Pet Peeve #50: Netflix Movies That Are Too Good to Watch

The IntouchablesA while ago I read about a phenomenon on Netflix involving movies with really high ratings. Biopics, documentaries, foreign films, Oscar-winning independent films…those kinds of movies.

Apparently Netflix discovered two things about peoples’ behavior when adding those types of movies to their queue. People are quick to add those 4.5-star movies to their queue, but very rarely do they actually receive those movies. And when they do, they’re much more likely than cheesy 2-star movies to sit on a person’s coffee table for months at a time while Netflix cashes in.

When I read that article, I scoffed and turned up my nose at the idea. Perhaps the commoners would choose a 2-star movie over a critically acclaimed 4.5-star film, but not me. Not a Harvard-educated (well, technically speaking, “Harvard of the Midwest”), nightly flossing, two-cat-owning elitist like me.

Flashforward to yesterday.

For the past month, I’ve had The Intouchables (4.4 stars, French with English subtitles) sitting on my coffee table. I get two DVDs at a time, so while The Intouchables was gathering dust, I watched Grown Ups, For a Good Time Call, 27 Dresses, and Olympus Has Fallen.

I should be disgusted with myself. Especially since I finally watched The Intouchables, and not only was it quite good, but it was also very entertaining.

But I’m fine with my selections. Yes, the realization took me down a few notches. But I think I’ve now know that sometimes a little mindless entertainment is exactly what I need. A movie doesn’t need 5 stars to be wildly entertaining.

Or, in the case of Grown Ups, a complete waste of time.

Please, please choose The Intouchables over Grown Ups.

I’m reticent to admit that I fall into Netflix’s first category as well: A number of acclaimed films have sat on my queue, never making it to the top, for years and years. I actually cleaned out the queue a while ago, but a few such films still remain. If you’ve seen any of these, would you recommend I finally move them to the top of the queue?

  • The Two Escobars
  • The Cove
  • The Outsiders
  • Gomorrah

Or should I just watch There’s Something About Mary again and love every minute of it?

12 thoughts on “Pet Peeve #50: Netflix Movies That Are Too Good to Watch”

  1. I too fall into this category, and I would add another point to this line of thinking as well. One thing I’ve been aware of for years now is that there are some movies I watch once and love, but cannot bring myself to watch again because they were too sad (Life is Beautiful), mentally taxing (Waking Life), or both (The Life of David Gale). Apparently, I also make a habit of only watching movies containing the word “Life” once.

    • Odd that all of those movies include the word “life.” I completely understand–there are lots of movies like that on my list. Movies I love and appreciate but don’t want to watch again.

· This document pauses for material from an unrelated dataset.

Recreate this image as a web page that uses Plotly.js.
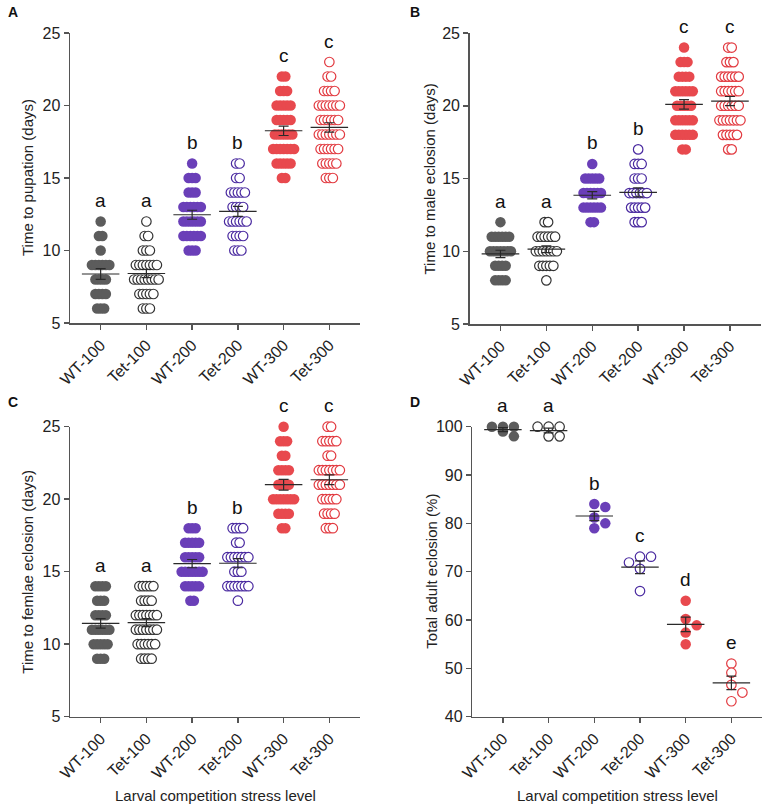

  2. In my college days, I watched a ton of Oscar films and indie arthouse stuff. After a while, I realized that I was watching them mostly b/c I liked to think of myself as as film aficionado.

    In college I read an interesting book called “Amusing Ourselves to Death” by Neil Postman. One of his arguments in the book is that entertainment is harmless when it is viewed as such, but when we begin to attribute gravitas to something as trivial as a film, then it has usurped its intended place in our lives. In other words, a popcorn flick allows us to disconnect from real life for a bit and be entertained, but serious films, by nature of trying to mimic real life, fool us into thinking that they are more important than they really are. An extreme view? Probably, but it certainly got me thinking.

    Married life and a full-time job (and a boardgaming hobby) now mean that I don’t watch many movies, but when I do, I prefer stuff of the “disconnect and enjoy” variety, including releases from the major 3D animation studios, sci-fi, and good actioners.

    • That’s really interesting about escapism versus reality and the importance we assign to the latter. I actually encountered this last night. I sat down for dinner and had the choice to watch two shows I really like on my TiVo: The Newsroom (an intense show based on real-life events) or The Great Food Truck Race (a competitive reality show involving food trucks). The Newsroom seems like the more important show to watch, but after a long day, I really just wanted to watch people try to sell a lot of food out of trucks.

      I guess that doesn’t completely fit Postman’s theory since The Great Food Truck Race is a reality show, but it’s far from my reality.

  3. Dude, the Two Escobars is one of the best sports documentaries I’ve ever seen. And you love soccer. It’s fast-paced and entertaining, no reason not to watch that one.

  4. Definitely ‘The Cove’. It is quite shocking and depressing at moments, but is a real eye-opener. We’re considering showing it as part of a film unit for an undergraduate Society & the Environment course at College of Western Idaho this fall. Let me know your impressions of the film! Especially the technique they use to tell the story: i.e. the film is all about how they get the footage from ‘The Cove’.